The paper entitled “Efficient Image Compression Based on Side Match Vector Quantization and Digital Inpainting”, co-authored by Qing Zhou, Heng Yao, Fang Cao, and Yu-Chen Hu, proposes two efficient image compression methods based on an adaptive selection mechanism for vector quantization (VQ), side match vector quantization (SMVQ), and image inpainting. In both two methods, image blocks in pre-specified locations are first encoded with VQ. For each residual block, the optimal compression scheme is chosen through computing the mean square error (MSE) between the original block and its inpainted version, and then comparing it with a pre-determined threshold. If MSE is greater than the threshold, image inpainting is utilized to encode the current block. Otherwise, the compression mode of VQ or SMVQ is adaptively decided to replace image inpainting to obtain better visual quality. With the assist of transmitted indicators, the receiver can implement image inpainting and image decompression effectively and efficiently.
Visual secret sharing is an effective technique for the protection of data transmission. To enhance the security, the data hiding-based visual secret sharing (DH-VSS) methods are emerging and have attracted considerable research attentions recently. In the paper entitled “Real-time Adaptive Visual Secret Sharing with Reversibility and High Capacity”, Ching-Chun Chang, Yanjun Liu, and Kaimeng Chen propose a high-capacity (2, 2) DH-VSS method based on the LSB substitution technique, which includes two stages, i.e., shadow creation and secret extraction, and image reconstruction. In the first stage, original cover image is divided into eight bit planes and secret data are embedded in the 4-LSB bit planes to generate two shadow images. In the second stage, both the embedded data and the cover image can be correctly recovered with two shadows. Experimental results demonstrate that this method has satisfactory performance of computational complexity and embedding capacity.
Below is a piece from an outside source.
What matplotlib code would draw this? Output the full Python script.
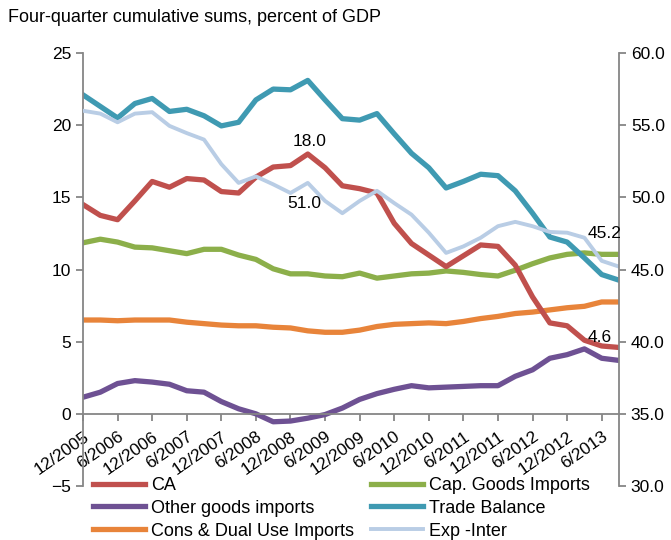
import matplotlib
matplotlib.use("Agg")
import matplotlib.pyplot as plt
import numpy as np

plt.rcParams['font.family'] = ['Liberation Sans', 'DejaVu Sans']

# region #! donnees (trimestres 12/2005 .. 9/2013)
tick_labels = ["12/2005", "6/2006", "12/2006", "6/2007", "12/2007", "6/2008",
               "12/2008", "6/2009", "12/2009", "6/2010", "12/2010", "6/2011",
               "12/2011", "6/2012", "12/2012", "6/2013"]

ca = [14.5, 13.75, 13.45, 14.75, 16.1, 15.7, 16.3, 16.2, 15.4, 15.3, 16.4, 17.1,
      17.2, 18.0, 17.05, 15.8, 15.6, 15.3, 13.2, 11.8, 11.0, 10.2, 10.95, 11.7,
      11.6, 10.3, 8.1, 6.3, 6.1, 5.1, 4.7, 4.6]
cap_goods = [11.85, 12.1, 11.9, 11.55, 11.5, 11.3, 11.1, 11.4, 11.4, 11.0, 10.7, 10.05,
             9.7, 9.7, 9.55, 9.5, 9.75, 9.4, 9.55, 9.7, 9.75, 9.9, 9.8, 9.65,
             9.55, 9.95, 10.4, 10.8, 11.05, 11.15, 11.05, 11.05]
other_goods = [1.15, 1.5, 2.1, 2.3, 2.2, 2.05, 1.6, 1.5, 0.85, 0.35, 0.0, -0.55,
               -0.5, -0.3, -0.05, 0.4, 1.0, 1.4, 1.7, 1.95, 1.8, 1.85, 1.9, 1.95,
               1.95, 2.6, 3.05, 3.85, 4.1, 4.5, 3.85, 3.7]
trade_balance = [22.1, 21.3, 20.5, 21.5, 21.85, 20.95, 21.1, 20.65, 19.95, 20.2, 21.75, 22.5,
                 22.45, 23.1, 21.75, 20.45, 20.35, 20.8, 19.4, 18.05, 17.05, 15.65, 16.1, 16.6,
                 16.5, 15.45, 13.9, 12.25, 11.9, 10.8, 9.65, 9.26]
cons_dual = [6.5, 6.5, 6.45, 6.5, 6.5, 6.5, 6.35, 6.25, 6.15, 6.1, 6.1, 6.0,
             5.95, 5.75, 5.65, 5.65, 5.8, 6.05, 6.2, 6.25, 6.3, 6.25, 6.4, 6.6,
             6.75, 6.95, 7.05, 7.2, 7.35, 7.45, 7.75, 7.75]
# axe de droite
exp_inter = [56.0, 55.8, 55.2, 55.8, 55.9, 54.95, 54.45, 54.0, 52.3, 51.0, 51.45, 50.9,
             50.3, 51.0, 49.75, 48.9, 49.75, 50.45, 49.6, 48.8, 47.55, 46.15, 46.6, 47.2,
             48.0, 48.3, 48.0, 47.6, 47.55, 47.2, 45.6, 45.2]
# endregion

c_ca = '#C0504D'
c_cap = '#8CAF4A'
c_other = '#6E5193'
c_trade = '#3F9AB2'
c_cons = '#E8843A'
c_exp = '#B9CDE5'
gris = '#868686'
lw = 3.8
fs = 12.5

x = np.arange(len(ca))

fig = plt.figure(figsize=(6.71, 5.40), dpi=100)
ax = fig.add_axes([83/671, 1-486/540, (619-83)/671, (486-53)/540])

l_cons, = ax.plot(x, cons_dual, color=c_cons, lw=lw, solid_joinstyle='round')
l_cap, = ax.plot(x, cap_goods, color=c_cap, lw=lw, solid_joinstyle='round')
l_other, = ax.plot(x, other_goods, color=c_other, lw=lw, solid_joinstyle='round')
l_trade, = ax.plot(x, trade_balance, color=c_trade, lw=lw, solid_joinstyle='round')
l_ca, = ax.plot(x, ca, color=c_ca, lw=lw, solid_joinstyle='round')

ax.set_xlim(0, len(ca)-1)
ax.set_ylim(-5, 25)
ax.set_yticks(range(-5, 26, 5))
ax.set_xticks(x[::2])
ax.set_xticklabels(tick_labels)
ax.spines['bottom'].set_position(('data', 0))
ax.spines['top'].set_visible(False)
ax.spines['right'].set_visible(False)
for s in ['left', 'bottom']:
    ax.spines[s].set_color(gris)
    ax.spines[s].set_linewidth(1.3)
ax.tick_params(axis='both', colors=gris, labelcolor='black', labelsize=fs, length=5, width=1.3)
ax.tick_params(axis='x', pad=6)

# axe secondaire
ax2 = ax.twinx()
l_exp, = ax2.plot(x, exp_inter, color=c_exp, lw=2.8, solid_joinstyle='round')
ax2.set_ylim(30, 60)
ax2.set_yticks(range(30, 61, 5))
ax2.set_yticklabels([f"{v:.1f}" for v in range(30, 61, 5)])
for s in ['top', 'left', 'bottom']:
    ax2.spines[s].set_visible(False)
ax2.spines['right'].set_color(gris)
ax2.spines['right'].set_linewidth(1.3)
ax2.tick_params(axis='y', colors=gris, labelcolor='black', labelsize=fs, length=5, width=1.3)

# rotation des dates (apres tick_params sinon elle est perdue)
plt.setp(ax.get_xticklabels(), rotation=35, ha='right', va='top', rotation_mode='anchor')

# etiquettes de valeurs
ax.annotate(f"{ca[13]:.1f}", (13, ca[13]), xytext=(2, 13), textcoords='offset pixels',
            ha='center', va='center', fontsize=fs)
ax.annotate(f"{ca[-1]:.1f}", (x[-1], ca[-1]), xytext=(-19, 10), textcoords='offset pixels',
            ha='center', va='center', fontsize=fs)
ax2.annotate(f"{exp_inter[13]:.1f}", (13, exp_inter[13]), xytext=(-3, -21), textcoords='offset pixels',
             ha='center', va='center', fontsize=fs)
ax2.annotate(f"{exp_inter[-1]:.1f}", (x[-1], exp_inter[-1]), xytext=(-14, 33), textcoords='offset pixels',
             ha='center', va='center', fontsize=fs)

fig.text(8/671, 1-18/540, "Four-quarter cumulative sums, percent of GDP", fontsize=13, va='center')

# legende (2 colonnes, remplissage par colonne)
handles = [l_ca, l_other, l_cons, l_cap, l_trade, l_exp]
labels = ["CA", "Other goods imports", "Cons & Dual Use Imports",
          "Cap. Goods Imports", "Trade Balance", "Exp -Inter"]
fig.legend(handles, labels, ncol=2, loc='upper left', bbox_to_anchor=(93/671, 1-477/540),
           frameon=False, fontsize=13, handlelength=2.9, handletextpad=0.3,
           labelspacing=0.32, columnspacing=0.95, borderpad=0, borderaxespad=0)

fig.savefig("out.png", dpi=100)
The publication of this special issue has been made possible due to contributions made by many people, in particular by authors and reviewers. We wish to thank all the authors for the submission of their excellent works and also appreciate the technical reviews provided by the reviewers. We do hope that the papers published in this special issue would be of great benefit to the readers of Journal of Real-Time Image Processing. At the end, we would like to thank Prof. Matthias F. Carlsohn and Prof. Nasser Kehtarnavaz, Editors-in-Chief of Journal of Real-Time Image Processing, and the Springer staff for their great support and help from the beginning to the eventual publication of this special issue.